IBS is accredited by the National Evaluation and Accreditation Agency to carry out training in the educational and scientific degree Doctor in the scientific specialties: Administration and management (Business administration) in professional field Administration and management, Economics and management (industry) in the professional field economics, economy and management (tourism) in the professional field Tourism.

== Research and publishing ==
Research activities at IBS are reflected in research plans, programmes and projects, scientific developments, scientific conferences, expert and consultancy activities, international scientific cooperation.

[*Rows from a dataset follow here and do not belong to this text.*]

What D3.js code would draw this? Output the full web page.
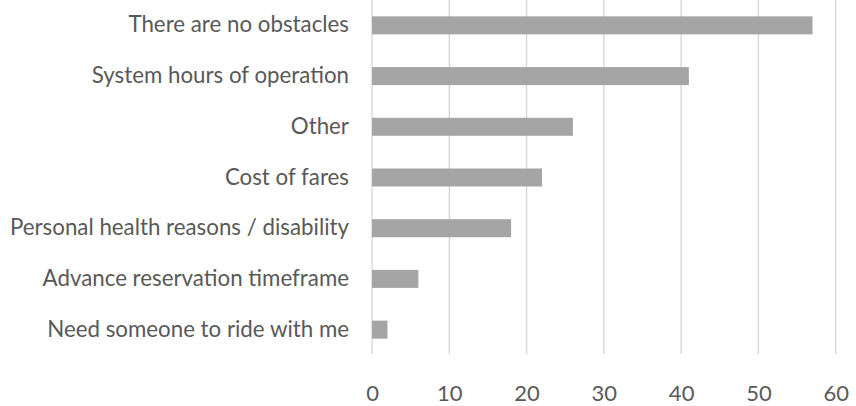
<!DOCTYPE html>
<html>
<head>
<meta charset="utf-8">
<script src="https://cdn.jsdelivr.net/npm/d3@7"></script>
<style>
  html, body { margin: 0; padding: 0; background: #fff; }
  svg { display: block; }
</style>
</head>
<body>
<svg id="chart" width="856" height="406"></svg>
<script>
// Reported obstacles to using the service (number of responses)
const categories = [
  "There are no obstacles",
  "System hours of operation",
  "Other",
  "Cost of fares",
  "Personal health reasons / disability",
  "Advance reservation timeframe",
  "Need someone to ride with me"
];
const counts = [57, 41, 26, 22, 18, 6, 2];
const xTicks = [0, 10, 20, 30, 40, 50, 60];

const svg = d3.select("#chart");
const margin = { top: 0, right: 20, bottom: 51, left: 372 };
const width = 856;
const height = 406;

const x = d3.scaleLinear()
  .domain([0, 60])
  .range([margin.left, 835.7]);

const y = d3.scaleBand()
  .domain(categories)
  .range([margin.top, height - margin.bottom])
  .paddingInner(0.645)
  .paddingOuter(0.3225);

// Vertical gridlines
svg.append("g")
  .selectAll("line")
  .data(xTicks)
  .join("line")
  .attr("x1", d => x(d))
  .attr("x2", d => x(d))
  .attr("y1", margin.top)
  .attr("y2", height - margin.bottom - 1)
  .attr("stroke", "#d9d9d9")
  .attr("stroke-width", 1.4);

// Bars
svg.append("g")
  .selectAll("rect")
  .data(categories)
  .join("rect")
  .attr("x", x(0))
  .attr("y", d => y(d))
  .attr("width", (d, i) => x(counts[i]) - x(0))
  .attr("height", y.bandwidth())
  .attr("fill", "#a5a5a5");

// Category labels
const yAxis = d3.axisLeft(y).tickSize(0).tickPadding(23);
svg.append("g")
  .attr("transform", `translate(${x(0)},0)`)
  .call(yAxis)
  .call(g => g.select(".domain").remove())
  .call(g => g.selectAll("text")
    .attr("fill", "#595959")
    .style("font-family", "Lato, 'Open Sans', sans-serif")
    .style("font-size", "22.3px"));

// Value axis labels
const xAxis = d3.axisBottom(x).tickValues(xTicks).tickSize(0).tickPadding(0);
svg.append("g")
  .attr("transform", `translate(0,${height - margin.bottom})`)
  .call(xAxis)
  .call(g => g.select(".domain").remove())
  .call(g => g.selectAll("text")
    .attr("fill", "#595959")
    .attr("dy", null)
    .attr("y", 46)
    .style("font-family", "Lato, 'Open Sans', sans-serif")
    .style("font-size", "22px"));
</script>
</body>
</html>
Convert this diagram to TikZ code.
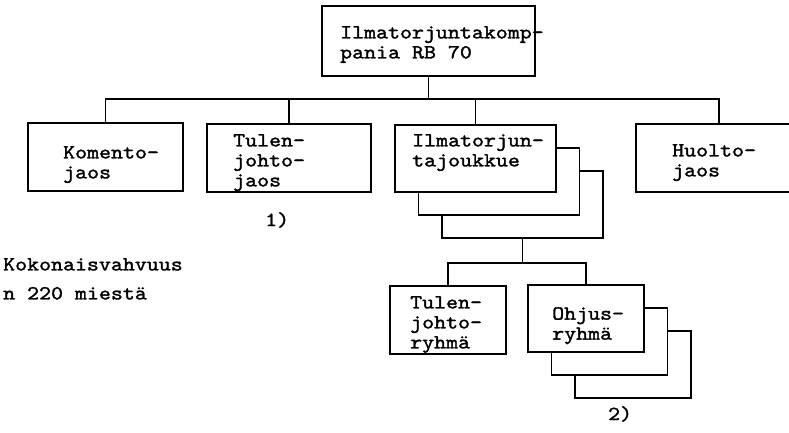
\documentclass[tikz,border=0pt]{standalone}
\usepackage{fontspec}
\setmonofont{lmmono10-regular.otf}[FakeStretch=1.14,FakeBold=1.5]
\begin{document}
\begin{tikzpicture}[x=1pt, y=-1pt,
    unit/.style={draw, fill=white, line width=1.4pt, outer sep=0pt, inner sep=0pt,
      anchor=north west, minimum height=68pt},
    link/.style={line width=1.4pt},
    txt/.style={font=\ttfamily\fontsize{20}{20}\selectfont, align=left,
      anchor=north west, inner sep=0pt},
  ]
  \useasboundingbox (0,0) rectangle (789,432);
  \clip (0,0) rectangle (789,432);

  \def\dx{23.5} % offset of the stacked boxes
  \def\dy{23}

  % --- Company ---
  \node[unit, minimum width=213pt, minimum height=70pt] (kompania) at (322,6) {};
  \node[txt] (kompaniaT) at (340,26) {Ilmatorjuntakomp-\\pania RB 70};

  % --- Sections ---
  \node[unit, minimum width=155pt] (komento) at (28,123) {};
  \node[txt] (komentoT) at (63,146) {Komento-\\jaos};

  \node[unit, minimum width=164pt] (tulenjaos) at (207,124) {};
  \node[txt] (tulenjaosT) at (233,134) {Tulen-\\johto-\\jaos};

  \foreach \i in {2,1} {
    \node[unit, minimum width=161pt, minimum height=67pt] (joukkue\i)
      at (395+\i*\dx, 125+\i*\dy) {};
  }
  \node[unit, minimum width=161pt, minimum height=67pt] (joukkue) at (395,125) {};
  \node[txt] (joukkueT) at (412,134) {Ilmatorjun-\\tajoukkue};

  \node[unit, minimum width=166pt] (huolto) at (636,124) {};
  \node[txt] (huoltoT) at (672,144) {Huolto-\\jaos};

  % Links to the company
  \coordinate (busA) at (0,99);
  \draw[link] (kompania.south) -- (kompania.south |- busA);
  \draw[link] (komento.north) -- (komento.north |- busA)
    -- (huolto.north |- busA) -- (huolto.north);
  \draw[link] (tulenjaos.north) -- (tulenjaos.north |- busA);
  \draw[link] (joukkue.north) -- (joukkue.north |- busA);

  % --- Platoon ---
  \node[unit, minimum width=116pt] (ryhma) at (390,286) {};
  \node[txt] (ryhmaT) at (410,296) {Tulen-\\johto-\\ryhmä};

  \foreach \i in {2,1} {
    \node[unit, minimum width=116pt, minimum height=67pt] (ohjus\i)
      at (528+\i*\dx, 285+\i*\dy) {};
  }
  \node[unit, minimum width=116pt, minimum height=67pt] (ohjus) at (528,285) {};
  \node[txt] (ohjusT) at (552,307) {Ohjus-\\ryhmä};

  \coordinate (busB) at (0,263);
  \draw[link] (joukkue2.south) -- (joukkue2.south |- busB);
  \draw[link] (ryhma.north) -- (ryhma.north |- busB)
    -- (ohjus.north |- busB) -- (ohjus.north);

  % Notes
  \node[txt] (note1) at (265,212) {1)};
  \node[txt] (note2) at (608,406) {2)};
  \node[txt] (vahvuus) at (3,258) {Kokonaisvahvuus\\[9pt]n 220 miestä};

\end{tikzpicture}
\end{document}
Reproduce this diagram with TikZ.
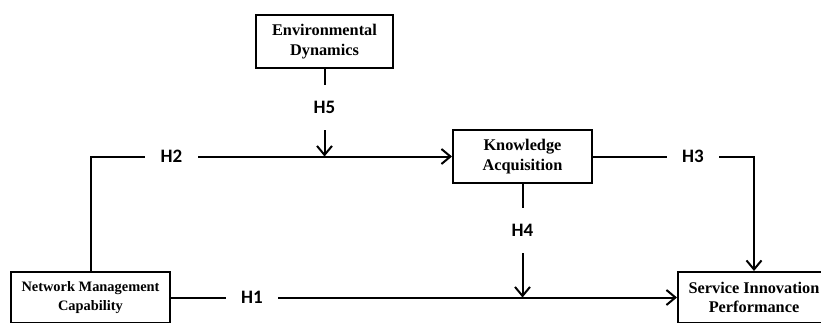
\documentclass[tikz,border=0pt]{standalone}
\usepackage{fontspec}
\setmainfont{Liberation Serif}
\newfontfamily\hypfont{Carlito}
\usetikzlibrary{arrows.meta,positioning}

\tikzset{
  block/.style={draw, line width=2pt, fill=white, align=center, inner sep=0pt,
    font=\bfseries\fontsize{16.3}{19.5}\selectfont},
  link/.style={line width=2pt},
  tip/.style={-{Straight Barb[length=9pt,width=15pt]}},
  hyp/.style={fill=white, inner xsep=15.5pt, inner ysep=16pt,
    font=\hypfont\bfseries\fontsize{19}{19}\selectfont}
}

\begin{document}
\begin{tikzpicture}[x=1pt,y=-1pt]
  \useasboundingbox (0,0) rectangle (821,322);
  %boxes
  \node [block, minimum width=137pt, minimum height=53pt] (env) at (324.5,41.5) {Environmental\\Dynamics};
  \node [block, minimum width=139pt, minimum height=53pt] (know) at (522.5,156.5) {Knowledge\\Acquisition};
  \node [block, minimum width=159pt, minimum height=51pt,
    font=\bfseries\fontsize{14.4}{19}\selectfont] (nmc) at (90.5,297.5) {Network Management\\Capability};
  \node [block, minimum width=152pt, minimum height=51pt] (sip) at (754,297.5) {Service Innovation\\Performance};
  %direct effect
  \draw [link,tip] (nmc.east) -- node [hyp,pos=0.16] {H1} (sip.west);
  %mediation
  \draw [link,tip] (nmc.north) |- node [hyp,pos=0.612] {H2} (know.west);
  \draw [link,tip] (know.east) -| node [hyp,pos=0.31] {H3} (sip.north);
  %moderation
  \coordinate (h5end) at (env.south |- know.west);
  \draw [link,tip] (env.south) -- node [hyp,pos=0.44] {H5} (h5end);
  \coordinate (h4end) at (know.south |- sip.west);
  \draw [link,tip] (know.south) -- node [hyp,pos=0.41] {H4} (h4end);
\end{tikzpicture}
\end{document}
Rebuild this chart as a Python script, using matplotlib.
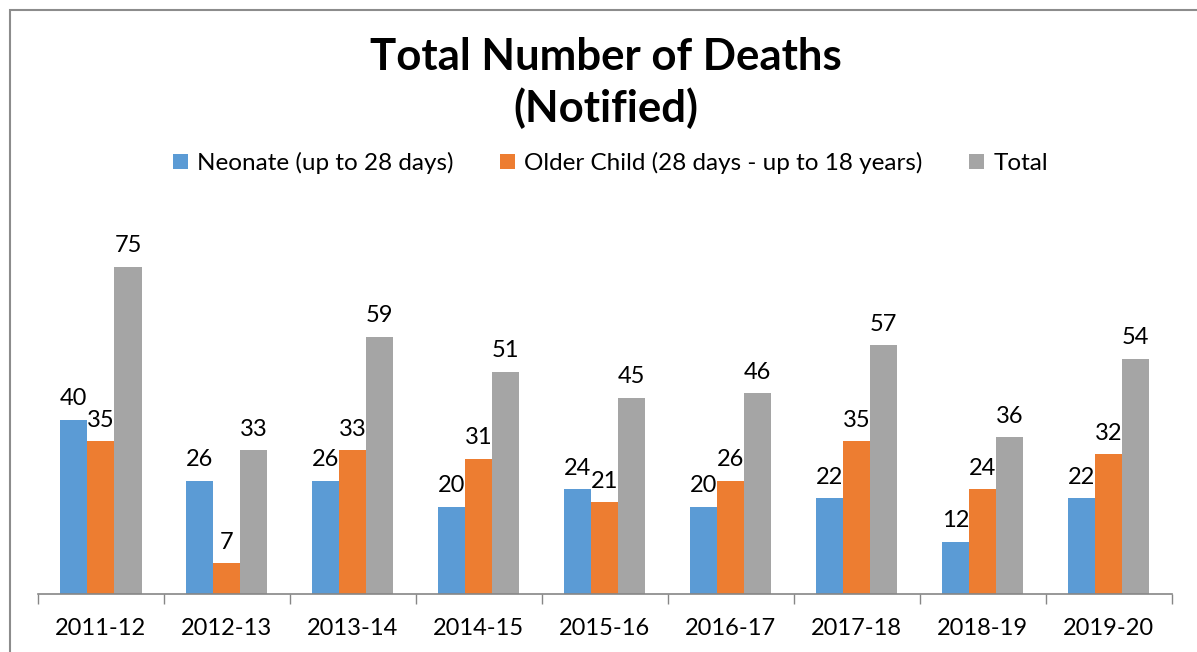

The University Publishing House “IBS-Press” is part of IBS structure with the main purpose of providing the school's educational and scientific work. The periodicals of IBS include: the publication scientific Works, which publishes results of theoretical and practical research and research projects of lecturers and PhD students from IBS as well as other Bulgarian and foreign universities and scientific organizations; a collection of papers from the annual international conference of IBS and a collection of papers from the student scientific conference.

== Student mobility ==
Student mobility is carried out on the basis of bilateral agreements concluded between the IBS and universities from the Member States of the European Union. The Erasmus program is the international partnership of the IBS with the International Business Academy in Kolding, Denmark. The Erasmus programme supports activities in the fields of higher education, vocational education and training, adult education, the youth sector.

Under the My University project, IBS works in partnership with 13 other universities in Bulgaria, Spain, Slovakia, Sweden and Lithuania.

== International activity ==
IBS has a tradition of developing joint educational programmes in different specialities and forms of training. "Business Administration" – a joint international programme in English with Jones International University, USA – Distance Learning). International master's degree Program Security Management – part-time training with Ariel University, Israel. Management and consulting in international tourism – a joint international bachelor's program in English – a full-time form of study with the Breda University of Applied Science, The Netherlands.

== International cooperation ==
International Business School has an effective cooperation with national and foreign partners such as the Confederation of Employers and Industrialists in the Republic of Bulgaria (CEIBG), NIBS, the Association of Universities in Distance Learning (GUIDE) and the European Network in the Field of distance learning (EDEN).

IBBU is a member of the CEIBG and the main areas of research include culture, cultural heritage and tourism, experience, innovation and entrepreneurship, public sector management, business and politics.

Since 1 March 2017, International Business School has signed a contract for cooperation in the field of education, science and culture with the Tambov State University G. R. Derzhavin in Russia. It provides for the exchange of students and lecturers, the realization of joint projects and training events.

== Membership in national and international business organizations ==
At present, IBBU is a member of CEIBG – the Confederation of Employers and Industrialists in the Republic of Bulgaria, NIBS – Network of International Business Schools, ELA – European Association for Education Law and Policy, GUIDE – Association – Global Universities in Distance Education, EDEN – European Distance and E-learning Network.